I can't say this week has been real clean. But I'm doing my best, and will strive to make it a clean one next week. And if I slip up, I will talk to myself and not throw it completely away. I will understand how difficult this all is.

On Dec 25, I O'd. The next day, WD. Friday I was alone without my girlfriend, so I was looking for strip clubs in my area online, which was my first real computer use all week. I didn't go. Last night I posted on a bisexual forum, which doesn't do anything for me anyway, so I will check the replies and shut the computer down completely for a week, other than to check my mail and write the practice guide. I will strive to do MUCH better this week. My livelihood depends on it.

There are moments where I feel like my old self again. Much better. Even bantering with guys on my street, or enjoying a pretty girl. And horrible, spikey moments. Still lots of them. That's ok. For me, quitting PMO has to be with quitting internet addiction. I think I can count days til I'm blue in the face, but it won't make any difference if my superspeed trigger keeps messing with my brain waves. On this note, I'm checking off, enjoying my Sunday. See you in the evening for replies, and again next Sunday.

Cheers!

Comments

Good luck to you.

Good luck to you.

I haven't found a good reason to go back to the HOCD boards. Too much spike material, too much reassurance seeking, nothing of very much value and an emotional minefield.

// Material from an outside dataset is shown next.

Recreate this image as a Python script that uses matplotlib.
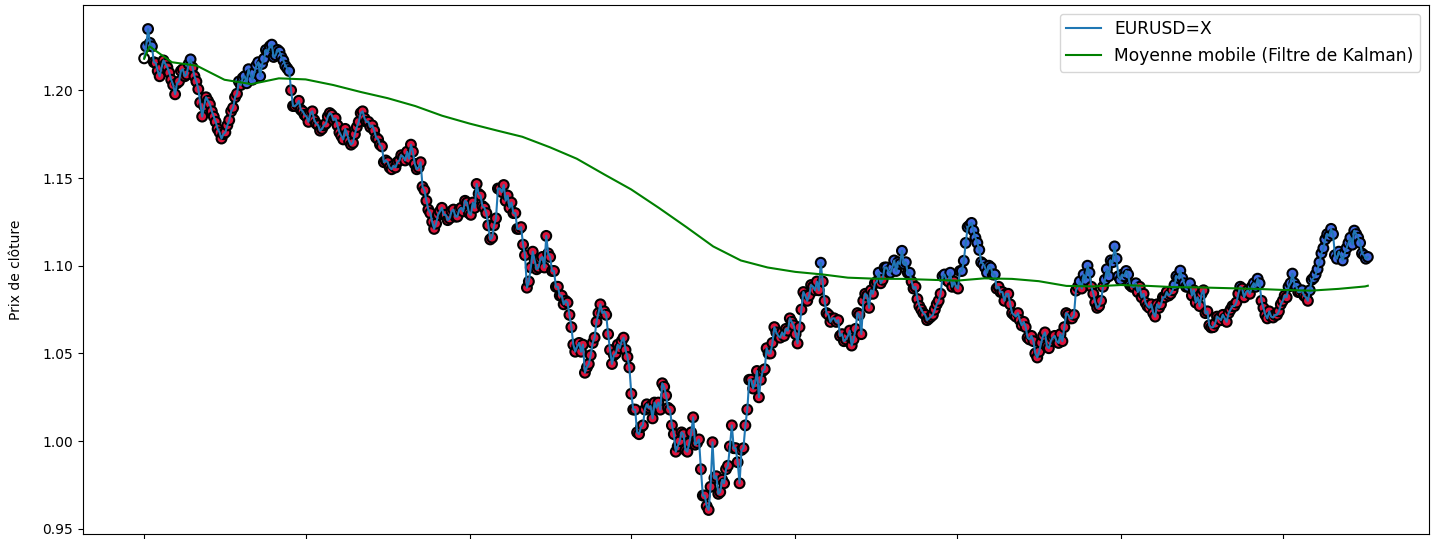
import numpy as np
import pandas as pd
import matplotlib
matplotlib.use('Agg')
import matplotlib.pyplot as plt

# EURUSD=X closes, 14 readings per month
close_2021 = [
    1.2182, 1.2250, 1.2349, 1.2270, 1.2250, 1.2160, 1.2155, 1.2110, 1.2080, 1.2130, 1.2170, 1.2150, 1.2130, 1.2100,  # jan
    1.2060, 1.2030, 1.1977, 1.2040, 1.2050, 1.2110, 1.2120, 1.2080, 1.2090, 1.2150, 1.2176, 1.2130, 1.2080, 1.2050,  # feb
    1.2006, 1.1930, 1.1850, 1.1910, 1.1960, 1.1940, 1.1920, 1.1880, 1.1850, 1.1820, 1.1780, 1.1760, 1.1725, 1.1750,  # mar
    1.1760, 1.1800, 1.1830, 1.1880, 1.1900, 1.1960, 1.1980, 1.2050, 1.2030, 1.2070, 1.2080, 1.2040, 1.2120, 1.2090,  # apr
    1.2060, 1.2100, 1.2140, 1.2160, 1.2080, 1.2150, 1.2180, 1.2230, 1.2220, 1.2250, 1.2260, 1.2190, 1.2200, 1.2230,  # may
    1.2220, 1.2190, 1.2170, 1.2140, 1.2125, 1.2110, 1.2000, 1.1910, 1.1910, 1.1920, 1.1940, 1.1890, 1.1880, 1.1860,  # jun
    1.1850, 1.1820, 1.1870, 1.1880, 1.1830, 1.1810, 1.1800, 1.1770, 1.1780, 1.1800, 1.1810, 1.1850, 1.1870, 1.1860,  # jul
    1.1830, 1.1840, 1.1800, 1.1760, 1.1740, 1.1720, 1.1780, 1.1750, 1.1710, 1.1690, 1.1700, 1.1750, 1.1790, 1.1820,  # aug
    1.1870, 1.1880, 1.1840, 1.1820, 1.1820, 1.1790, 1.1800, 1.1770, 1.1730, 1.1720, 1.1690, 1.1680, 1.1590, 1.1600,  # sep
    1.1590, 1.1560, 1.1550, 1.1570, 1.1560, 1.1590, 1.1600, 1.1630, 1.1620, 1.1600, 1.1650, 1.1610, 1.1690, 1.1650,  # oct
    1.1580, 1.1550, 1.1560, 1.1590, 1.1450, 1.1430, 1.1370, 1.1320, 1.1300, 1.1250, 1.1210, 1.1240, 1.1290, 1.1310,  # nov
    1.1330, 1.1290, 1.1290, 1.1260, 1.1270, 1.1310, 1.1320, 1.1280, 1.1280, 1.1320, 1.1330, 1.1310, 1.1370, 1.1360,  # dec
]
close_2022 = [
    1.1300, 1.1290, 1.1360, 1.1330, 1.1466, 1.1410, 1.1400, 1.1340, 1.1330, 1.1300, 1.1230, 1.1150, 1.1160, 1.1230,
    1.1270, 1.1440, 1.1440, 1.1420, 1.1460, 1.1370, 1.1400, 1.1330, 1.1360, 1.1300, 1.1300, 1.1210, 1.1210, 1.1220,
    1.1120, 1.1060, 1.0875, 1.0910, 1.0990, 1.1080, 1.1030, 1.0980, 1.0990, 1.1040, 1.1050, 1.0990, 1.1170, 1.1070,
    1.1050, 1.0970, 1.0970, 1.0880, 1.0880, 1.0830, 1.0830, 1.0780, 1.0800, 1.0790, 1.0720, 1.0650, 1.0550, 1.0510,
    1.0540, 1.0560, 1.0510, 1.0550, 1.0390, 1.0420, 1.0440, 1.0490, 1.0560, 1.0590, 1.0680, 1.0730, 1.0780, 1.0730,
    1.0740, 1.0720, 1.0610, 1.0520, 1.0440, 1.0490, 1.0500, 1.0550, 1.0530, 1.0570, 1.0590, 1.0520, 1.0480, 1.0420,
    1.0270, 1.0180, 1.0180, 1.0050, 1.0040, 1.0080, 1.0090, 1.0180, 1.0210, 1.0190, 1.0200, 1.0130, 1.0220, 1.0190,
    1.0220, 1.0180, 1.0330, 1.0310, 1.0260, 1.0190, 1.0180, 1.0090, 1.0040, 0.9940, 0.9970, 1.0000, 1.0050, 1.0040,
    0.9950, 0.9940, 0.9990, 1.0050, 1.0136, 0.9980, 0.9990, 1.0010, 0.9840, 0.9690, 0.9690, 0.9630, 0.9608, 0.9740,
    0.9994, 0.9790, 0.9800, 0.9700, 0.9710, 0.9780, 0.9760, 0.9840, 0.9860, 0.9970, 1.0090, 0.9960, 0.9960, 0.9880,
    0.9760, 0.9950, 0.9960, 1.0090, 1.0180, 1.0350, 1.0350, 1.0300, 1.0330, 1.0400, 1.0250, 1.0350, 1.0400, 1.0410,
    1.0530, 1.0500, 1.0500, 1.0560, 1.0650, 1.0620, 1.0600, 1.0590, 1.0620, 1.0600, 1.0640, 1.0630, 1.0700, 1.0680,
]
close_2023 = [
    1.0660, 1.0610, 1.0557, 1.0650, 1.0750, 1.0850, 1.0830, 1.0800, 1.0830, 1.0890, 1.0880, 1.0860, 1.0910, 1.0860,
    1.1017, 1.0910, 1.0800, 1.0730, 1.0720, 1.0680, 1.0700, 1.0700, 1.0680, 1.0690, 1.0600, 1.0610, 1.0570, 1.0580,
    1.0600, 1.0630, 1.0545, 1.0580, 1.0640, 1.0730, 1.0720, 1.0610, 1.0800, 1.0840, 1.0830, 1.0760, 1.0860, 1.0840,
    1.0900, 1.0910, 1.0960, 1.0900, 1.0920, 1.0990, 1.0990, 1.0970, 1.0960, 1.0990, 1.1030, 1.0970, 1.1020, 1.1010,
    1.1085, 1.1010, 1.1020, 1.0960, 1.0960, 1.0910, 1.0870, 1.0880, 1.0810, 1.0770, 1.0750, 1.0730, 1.0720, 1.0690,
    1.0700, 1.0710, 1.0720, 1.0750, 1.0780, 1.0800, 1.0840, 1.0940, 1.0950, 1.0920, 1.0910, 1.0960, 1.0880, 1.0910,
    1.0880, 1.0870, 1.0970, 1.0970, 1.1028, 1.1130, 1.1220, 1.1230, 1.1244, 1.1200, 1.1160, 1.1130, 1.1090, 1.1020,
    1.1010, 1.0990, 1.0960, 1.1000, 1.0990, 1.0950, 1.0950, 1.0870, 1.0880, 1.0850, 1.0850, 1.0800, 1.0840, 1.0840,
    1.0780, 1.0730, 1.0720, 1.0710, 1.0730, 1.0690, 1.0660, 1.0680, 1.0650, 1.0590, 1.0580, 1.0600, 1.0570, 1.0500,
    1.0477, 1.0510, 1.0560, 1.0600, 1.0620, 1.0540, 1.0530, 1.0570, 1.0590, 1.0600, 1.0570, 1.0560, 1.0610, 1.0570,
    1.0650, 1.0730, 1.0720, 1.0700, 1.0700, 1.0720, 1.0858, 1.0880, 1.0910, 1.0870, 1.0950, 1.0920, 1.1000, 1.0960,
    1.0880, 1.0840, 1.0790, 1.0760, 1.0770, 1.0800, 1.0880, 1.0920, 1.0980, 1.0940, 1.1030, 1.1020, 1.1110, 1.1040,
]
close_2024 = [
    1.0940, 1.0920, 1.0950, 1.0940, 1.0970, 1.0950, 1.0890, 1.0880, 1.0880, 1.0900, 1.0850, 1.0880, 1.0820, 1.0840,
    1.0790, 1.0770, 1.0760, 1.0780, 1.0730, 1.0710, 1.0780, 1.0760, 1.0780, 1.0820, 1.0820, 1.0850, 1.0830, 1.0840,
    1.0860, 1.0890, 1.0940, 1.0930, 1.0972, 1.0930, 1.0900, 1.0880, 1.0880, 1.0900, 1.0830, 1.0860, 1.0790, 1.0820,
    1.0770, 1.0840, 1.0860, 1.0730, 1.0740, 1.0660, 1.0648, 1.0650, 1.0670, 1.0710, 1.0700, 1.0690, 1.0720, 1.0700,
    1.0680, 1.0730, 1.0750, 1.0770, 1.0770, 1.0790, 1.0840, 1.0880, 1.0870, 1.0820, 1.0850, 1.0860, 1.0840, 1.0880,
    1.0900, 1.0880, 1.0926, 1.0900, 1.0800, 1.0760, 1.0720, 1.0700, 1.0740, 1.0710, 1.0705, 1.0720, 1.0720, 1.0740,
    1.0780, 1.0800, 1.0830, 1.0820, 1.0880, 1.0900, 1.0955, 1.0900, 1.0880, 1.0850, 1.0850, 1.0860, 1.0830, 1.0820,
    1.0800, 1.0860, 1.0920, 1.0930, 1.0950, 1.0980, 1.1020, 1.1070, 1.1100, 1.1150, 1.1180, 1.1170, 1.1210, 1.1180,
    1.1060, 1.1040, 1.1080, 1.1060, 1.1030, 1.1070, 1.1100, 1.1130, 1.1160, 1.1120, 1.1200, 1.1180, 1.1160, 1.1130,
    1.1070, 1.1060, 1.1040, 1.1050,
]

close = np.array(close_2021 + close_2022 + close_2023 + close_2024)
dates = pd.date_range('2021-01-01', '2024-10-04', periods=len(close))

# Kalman filter output, sampled at month starts
kalman_dates = (pd.to_datetime(['2021-01-01', '2021-01-07'])
                .append(pd.date_range('2021-02-01', '2024-10-01', freq='MS'))
                .append(pd.to_datetime(['2024-10-04'])))
kalman = [
    1.2180, 1.2250,
    1.2160, 1.2140, 1.2060, 1.2035, 1.2068, 1.2062, 1.2030, 1.1990, 1.1955, 1.1910, 1.1855,
    1.1810, 1.1770, 1.1735, 1.1675, 1.1610, 1.1520, 1.1435, 1.1330, 1.1220, 1.1110, 1.1030, 1.0990,
    1.0965, 1.0950, 1.0932, 1.0926, 1.0925, 1.0920, 1.0915, 1.0928, 1.0925, 1.0912, 1.0885, 1.0882,
    1.0890, 1.0885, 1.0878, 1.0876, 1.0872, 1.0868, 1.0862, 1.0858, 1.0868, 1.0882,
    1.0886,
]

# blue above the moving average, red below
k_at = np.interp(dates.asi8, kalman_dates.asi8, kalman)
colors = np.where(close > k_at, 'royalblue', 'crimson').astype(object)
colors[0] = 'white'

fig = plt.figure(figsize=(14.35, 5.39), dpi=100)
ax = fig.add_axes([83 / 1435, 5 / 539, 1346 / 1435, 529 / 539])

ax.scatter(dates, close, c=list(colors), edgecolors='black', s=50, linewidths=1.5, zorder=2)
ax.plot(dates, close, color='C0', lw=1.5, label='EURUSD=X', zorder=3)
ax.plot(kalman_dates, kalman, color='green', lw=1.5,
        label='Moyenne mobile (Filtre de Kalman)', zorder=4)

ax.set_ylabel('Prix de clôture', labelpad=14)
ax.legend(loc='upper right', fontsize=12.3)

fig.savefig('out.png', dpi=100)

On this board, there are solid methods being discussed, an analysis not on the condition/obsession but if what might be causing it, more positive energy. And it just feels a like less addictive and compulsive to me, coming here.

Thanks guys

@Marnia I will be more consistent. I also realize I need to grow up in terms of how I handle relationships, particularly with my live-in prairie vole. The porn prevented me from that growth. So do other compulsive/addictive habits. That I put a priority for stimulation over relationships. That will probably have to change. More of the same - cuddling, practicing, etc., and I must build on that. Since I'm making headway, it's a start.

@ATL Thanks, GL to you too. Yes, I really may have to ultimately stay off those boards. Even for me, I was using this board for reassurance. I'm pretty hooked on this stuff. So, I'm happy about the solid method of karezza and staying off the internet that Marnia suggested. That's really positive energy for me. So, since I managed to turn this board into a compulsion, I will have to dump it. But ATM, I'm happy to update you all with my progress. I almost didn't do that this week because I didn't think I had enough progress to show. But things are good sometimes, so I'm happy to share that Smile

Ok guys, much love. Thanks for your help. Signing off til next Sunday. Happy New Year!